(Source data)

--------------------------------------------------

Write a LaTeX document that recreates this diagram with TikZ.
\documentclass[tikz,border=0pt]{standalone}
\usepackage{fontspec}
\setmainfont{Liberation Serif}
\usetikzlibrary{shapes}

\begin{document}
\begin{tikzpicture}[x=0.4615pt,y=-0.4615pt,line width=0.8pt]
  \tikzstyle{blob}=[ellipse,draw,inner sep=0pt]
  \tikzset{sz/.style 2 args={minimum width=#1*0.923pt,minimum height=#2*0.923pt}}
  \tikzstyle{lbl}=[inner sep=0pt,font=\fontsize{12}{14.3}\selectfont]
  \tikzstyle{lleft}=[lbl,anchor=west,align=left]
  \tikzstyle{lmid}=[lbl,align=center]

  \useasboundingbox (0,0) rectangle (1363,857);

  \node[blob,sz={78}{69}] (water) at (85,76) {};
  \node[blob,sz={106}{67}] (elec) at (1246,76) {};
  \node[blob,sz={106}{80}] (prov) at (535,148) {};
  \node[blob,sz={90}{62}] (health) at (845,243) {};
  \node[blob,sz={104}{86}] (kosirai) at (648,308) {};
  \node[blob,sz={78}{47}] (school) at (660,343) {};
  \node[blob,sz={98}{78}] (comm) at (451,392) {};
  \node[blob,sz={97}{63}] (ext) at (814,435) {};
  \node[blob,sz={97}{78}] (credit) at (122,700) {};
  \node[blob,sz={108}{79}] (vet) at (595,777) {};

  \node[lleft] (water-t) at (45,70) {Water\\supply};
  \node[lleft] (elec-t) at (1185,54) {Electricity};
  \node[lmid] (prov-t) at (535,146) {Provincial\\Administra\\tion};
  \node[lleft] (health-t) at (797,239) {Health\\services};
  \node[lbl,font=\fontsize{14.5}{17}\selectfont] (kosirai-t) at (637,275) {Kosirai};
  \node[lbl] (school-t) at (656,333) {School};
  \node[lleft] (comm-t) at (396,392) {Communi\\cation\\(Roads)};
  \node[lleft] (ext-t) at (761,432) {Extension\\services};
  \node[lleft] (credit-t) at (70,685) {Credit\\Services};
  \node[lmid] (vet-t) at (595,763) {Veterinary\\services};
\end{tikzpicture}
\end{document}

--------------------------------------------------

(Requirement) Type out the full listing again, exactly as given.

(Worked solution)
Write a LaTeX document that recreates this diagram with TikZ.
\documentclass[tikz,border=0pt]{standalone}
\usepackage{fontspec}
\setmainfont{Liberation Serif}
\usetikzlibrary{shapes}

\begin{document}
\begin{tikzpicture}[x=0.4615pt,y=-0.4615pt,line width=0.8pt]
  \tikzstyle{blob}=[ellipse,draw,inner sep=0pt]
  \tikzset{sz/.style 2 args={minimum width=#1*0.923pt,minimum height=#2*0.923pt}}
  \tikzstyle{lbl}=[inner sep=0pt,font=\fontsize{12}{14.3}\selectfont]
  \tikzstyle{lleft}=[lbl,anchor=west,align=left]
  \tikzstyle{lmid}=[lbl,align=center]

  \useasboundingbox (0,0) rectangle (1363,857);

  \node[blob,sz={78}{69}] (water) at (85,76) {};
  \node[blob,sz={106}{67}] (elec) at (1246,76) {};
  \node[blob,sz={106}{80}] (prov) at (535,148) {};
  \node[blob,sz={90}{62}] (health) at (845,243) {};
  \node[blob,sz={104}{86}] (kosirai) at (648,308) {};
  \node[blob,sz={78}{47}] (school) at (660,343) {};
  \node[blob,sz={98}{78}] (comm) at (451,392) {};
  \node[blob,sz={97}{63}] (ext) at (814,435) {};
  \node[blob,sz={97}{78}] (credit) at (122,700) {};
  \node[blob,sz={108}{79}] (vet) at (595,777) {};

  \node[lleft] (water-t) at (45,70) {Water\\supply};
  \node[lleft] (elec-t) at (1185,54) {Electricity};
  \node[lmid] (prov-t) at (535,146) {Provincial\\Administra\\tion};
  \node[lleft] (health-t) at (797,239) {Health\\services};
  \node[lbl,font=\fontsize{14.5}{17}\selectfont] (kosirai-t) at (637,275) {Kosirai};
  \node[lbl] (school-t) at (656,333) {School};
  \node[lleft] (comm-t) at (396,392) {Communi\\cation\\(Roads)};
  \node[lleft] (ext-t) at (761,432) {Extension\\services};
  \node[lleft] (credit-t) at (70,685) {Credit\\Services};
  \node[lmid] (vet-t) at (595,763) {Veterinary\\services};
\end{tikzpicture}
\end{document}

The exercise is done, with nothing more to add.